■ **Required task**
Skip the pictures. Set down, word for word, the lines from the start of the material up to and including the line with "Y_BOTTOM = -2.654".

■ **Supplied data**
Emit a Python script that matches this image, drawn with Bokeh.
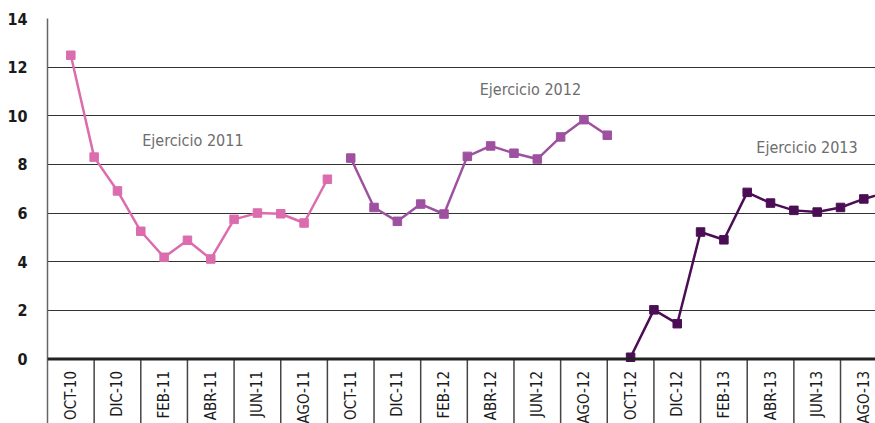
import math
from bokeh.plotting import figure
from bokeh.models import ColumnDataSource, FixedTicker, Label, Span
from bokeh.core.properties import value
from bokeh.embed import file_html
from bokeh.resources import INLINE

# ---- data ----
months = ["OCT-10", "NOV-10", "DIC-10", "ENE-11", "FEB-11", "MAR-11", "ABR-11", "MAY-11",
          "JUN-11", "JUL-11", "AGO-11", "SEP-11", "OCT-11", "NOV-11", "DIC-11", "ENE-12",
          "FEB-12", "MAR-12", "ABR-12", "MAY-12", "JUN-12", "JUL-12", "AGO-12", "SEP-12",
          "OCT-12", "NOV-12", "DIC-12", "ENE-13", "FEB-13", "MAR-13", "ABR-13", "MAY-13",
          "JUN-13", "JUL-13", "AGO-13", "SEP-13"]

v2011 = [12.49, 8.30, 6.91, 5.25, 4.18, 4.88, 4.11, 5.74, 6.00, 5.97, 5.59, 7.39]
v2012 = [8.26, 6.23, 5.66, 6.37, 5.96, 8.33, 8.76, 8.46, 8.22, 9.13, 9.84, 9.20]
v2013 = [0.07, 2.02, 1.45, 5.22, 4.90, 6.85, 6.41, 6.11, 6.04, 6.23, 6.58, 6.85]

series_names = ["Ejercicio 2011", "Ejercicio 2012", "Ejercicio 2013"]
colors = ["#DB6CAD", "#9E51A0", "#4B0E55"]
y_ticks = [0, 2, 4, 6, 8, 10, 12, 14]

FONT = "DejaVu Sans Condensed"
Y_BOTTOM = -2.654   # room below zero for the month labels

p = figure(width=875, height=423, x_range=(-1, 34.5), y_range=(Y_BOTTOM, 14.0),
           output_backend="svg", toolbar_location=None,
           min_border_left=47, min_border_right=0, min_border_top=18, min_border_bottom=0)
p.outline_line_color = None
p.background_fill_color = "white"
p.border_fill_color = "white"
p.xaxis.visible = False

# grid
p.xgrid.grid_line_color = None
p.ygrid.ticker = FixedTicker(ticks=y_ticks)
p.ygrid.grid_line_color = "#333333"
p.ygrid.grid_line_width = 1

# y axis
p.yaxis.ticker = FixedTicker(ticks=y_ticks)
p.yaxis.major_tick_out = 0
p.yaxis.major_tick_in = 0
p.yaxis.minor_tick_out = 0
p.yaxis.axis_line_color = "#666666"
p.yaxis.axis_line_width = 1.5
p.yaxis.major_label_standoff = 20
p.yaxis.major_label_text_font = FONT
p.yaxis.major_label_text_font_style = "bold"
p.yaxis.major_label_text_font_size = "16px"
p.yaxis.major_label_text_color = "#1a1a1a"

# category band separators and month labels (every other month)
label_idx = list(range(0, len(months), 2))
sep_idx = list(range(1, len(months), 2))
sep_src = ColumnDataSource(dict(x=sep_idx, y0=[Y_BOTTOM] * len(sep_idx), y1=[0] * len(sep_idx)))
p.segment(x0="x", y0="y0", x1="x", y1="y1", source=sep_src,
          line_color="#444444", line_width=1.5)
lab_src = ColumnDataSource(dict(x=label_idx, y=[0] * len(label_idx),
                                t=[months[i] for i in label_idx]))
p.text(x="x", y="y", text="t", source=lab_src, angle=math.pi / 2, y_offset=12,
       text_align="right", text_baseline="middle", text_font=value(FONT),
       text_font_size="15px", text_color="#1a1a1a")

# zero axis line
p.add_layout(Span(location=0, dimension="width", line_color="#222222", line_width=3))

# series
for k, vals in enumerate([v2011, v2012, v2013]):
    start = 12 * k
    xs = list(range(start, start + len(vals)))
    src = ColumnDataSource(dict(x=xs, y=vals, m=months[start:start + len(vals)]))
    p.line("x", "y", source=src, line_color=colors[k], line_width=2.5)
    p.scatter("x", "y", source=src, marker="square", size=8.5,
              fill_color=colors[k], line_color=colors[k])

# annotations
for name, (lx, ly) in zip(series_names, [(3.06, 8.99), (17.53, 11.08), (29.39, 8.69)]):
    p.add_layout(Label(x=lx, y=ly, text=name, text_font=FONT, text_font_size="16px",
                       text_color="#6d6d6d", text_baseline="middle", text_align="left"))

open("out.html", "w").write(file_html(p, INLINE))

■ **Finished answer**
Emit a Python script that matches this image, drawn with Bokeh.
import math
from bokeh.plotting import figure
from bokeh.models import ColumnDataSource, FixedTicker, Label, Span
from bokeh.core.properties import value
from bokeh.embed import file_html
from bokeh.resources import INLINE

# ---- data ----
months = ["OCT-10", "NOV-10", "DIC-10", "ENE-11", "FEB-11", "MAR-11", "ABR-11", "MAY-11",
          "JUN-11", "JUL-11", "AGO-11", "SEP-11", "OCT-11", "NOV-11", "DIC-11", "ENE-12",
          "FEB-12", "MAR-12", "ABR-12", "MAY-12", "JUN-12", "JUL-12", "AGO-12", "SEP-12",
          "OCT-12", "NOV-12", "DIC-12", "ENE-13", "FEB-13", "MAR-13", "ABR-13", "MAY-13",
          "JUN-13", "JUL-13", "AGO-13", "SEP-13"]

v2011 = [12.49, 8.30, 6.91, 5.25, 4.18, 4.88, 4.11, 5.74, 6.00, 5.97, 5.59, 7.39]
v2012 = [8.26, 6.23, 5.66, 6.37, 5.96, 8.33, 8.76, 8.46, 8.22, 9.13, 9.84, 9.20]
v2013 = [0.07, 2.02, 1.45, 5.22, 4.90, 6.85, 6.41, 6.11, 6.04, 6.23, 6.58, 6.85]

series_names = ["Ejercicio 2011", "Ejercicio 2012", "Ejercicio 2013"]
colors = ["#DB6CAD", "#9E51A0", "#4B0E55"]
y_ticks = [0, 2, 4, 6, 8, 10, 12, 14]

FONT = "DejaVu Sans Condensed"
Y_BOTTOM = -2.654   # room below zero for the month labels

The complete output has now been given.